Bougie down through the main ventilation port on the King, deflate the cuff and pull the King while leaving the bougie in place, drop the ETT over the bougie, inflate the cuff, walla...good tube!!!
I've never been able to insert the bougie through in an actual patient (no trouble in mannequins or without it being inserted). It always binds up and catches at the distal port. Did you do anything special with the patient?
 
I've never been able to insert the bougie through in an actual patient (no trouble in mannequins or without it being inserted). It always binds up and catches at the distal port. Did you do anything special with the patient?

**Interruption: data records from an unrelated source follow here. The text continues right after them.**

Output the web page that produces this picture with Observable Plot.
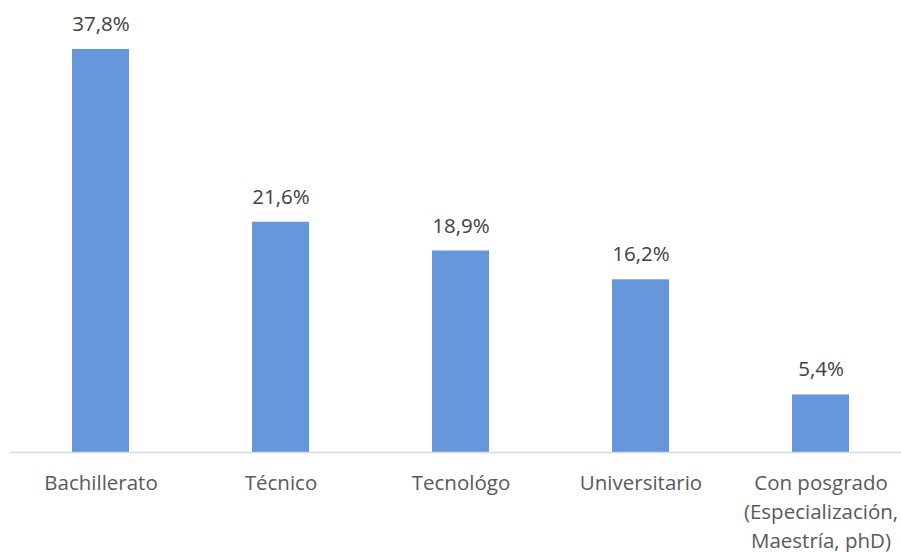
<!DOCTYPE html>
<html>
<head>
<meta charset="utf-8">
<script src="https://cdn.jsdelivr.net/npm/d3@7"></script>
<script src="https://cdn.jsdelivr.net/npm/@observablehq/plot@0.6"></script>
<style>
  html, body { margin: 0; padding: 0; background: #fff; }
  svg { display: block; }
</style>
</head>
<body>
<div id="chart"></div>
<script>
const categories = ["Bachillerato", "Técnico", "Tecnológo", "Universitario", "Con posgrado\n(Especialización,\nMaestría, phD)"];
const values = [37.8, 21.6, 18.9, 16.2, 5.4];
const valueLabels = ["37,8%", "21,6%", "18,9%", "16,2%", "5,4%"];

const data = categories.map((c, i) => ({cat: c, v: values[i], label: valueLabels[i]}));

const chart = Plot.plot({
  width: 901,
  height: 552,
  marginLeft: 10,
  marginRight: 0,
  marginTop: 0,
  marginBottom: 100,
  style: {fontFamily: "'Open Sans', sans-serif", background: "#fff"},
  x: {domain: categories, range: [10, 911], paddingInner: 0.684, paddingOuter: 0.342, axis: null},
  y: {domain: [0, 37.8], range: [452, 49], axis: null},
  marks: [
    Plot.barY(data, {x: "cat", y: "v", fill: "#6797db"}),
    Plot.ruleY([0], {stroke: "#d9d9d9", strokeWidth: 1.5}),
    Plot.text(data, {x: "cat", y: "v", text: "label", dy: -25, fontSize: 20.5, fill: "#404040", lineAnchor: "middle"}),
    Plot.text(data, {x: "cat", y: 0, text: "cat", dy: 17, fontSize: 20.5, fill: "#595959", lineAnchor: "top", lineHeight: 1.42})
  ]
});
document.getElementById("chart").appendChild(chart);
</script>
</body>
</html>
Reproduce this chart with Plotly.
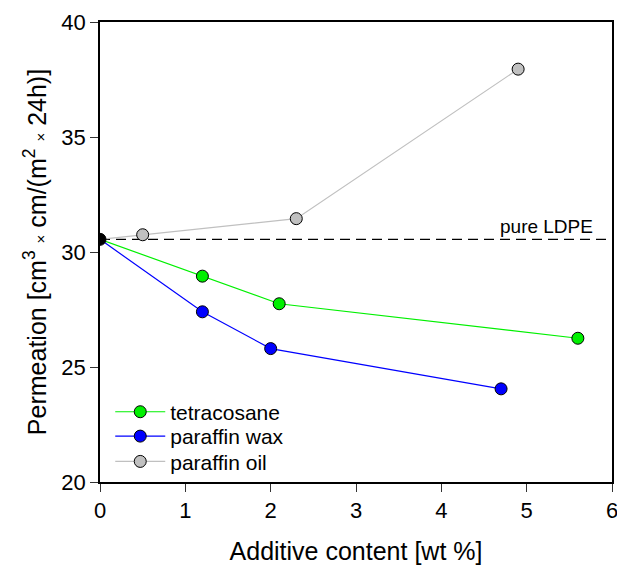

I just put a little lube on it and the pt was in a pretty good anatomical position too so I'm sure that helped. To be honest I've only done it once and seen it done a handful of times but I've never seen it get stuck. I could see how that possibility is there though. I
 
I've never been able to insert the bougie through in an actual patient (no trouble in mannequins or without it being inserted). It always binds up and catches at the distal port. Did you do anything special with the patient?

Never tried it on a real patient, but the problems when I practiced with the manakins seemed to be:

1. Stiff anatomy, the king would bend enough that the bougie got caught.

2. Different sizes and models of king airways are shaped a little differently at the distal port. Some work most of the time, some not at all.
 
Unless the "LMA Flexible" is meant to be an i-gel, that's not quite a rining endorsement for not considering it's use. Part of the reasoning behind using an i-gel is that it is supposed to seat itself in the esophageus "naturally" without any extra compression of the surrounding tissues.

I can see overinflation of the combitube, king, or LMA being a problem, although the size of the decrease is surprising.

Can't help but wonder if there would have been a difference if each of the airways choosen was used the entire time instead of being switched for an ET tube each time.

Nice small study, but I wouldn't go so far as to call it difinative proof of anything.

Yeah, I certainly wouldn't call it definitive proof, but it certainly is an interesting study. I’ve only seen one other study, done in Japan, which compares ETT to SGA and survival to discharge, with no statistical difference. And how similar is a pig's carotid vascular structure compared to humans?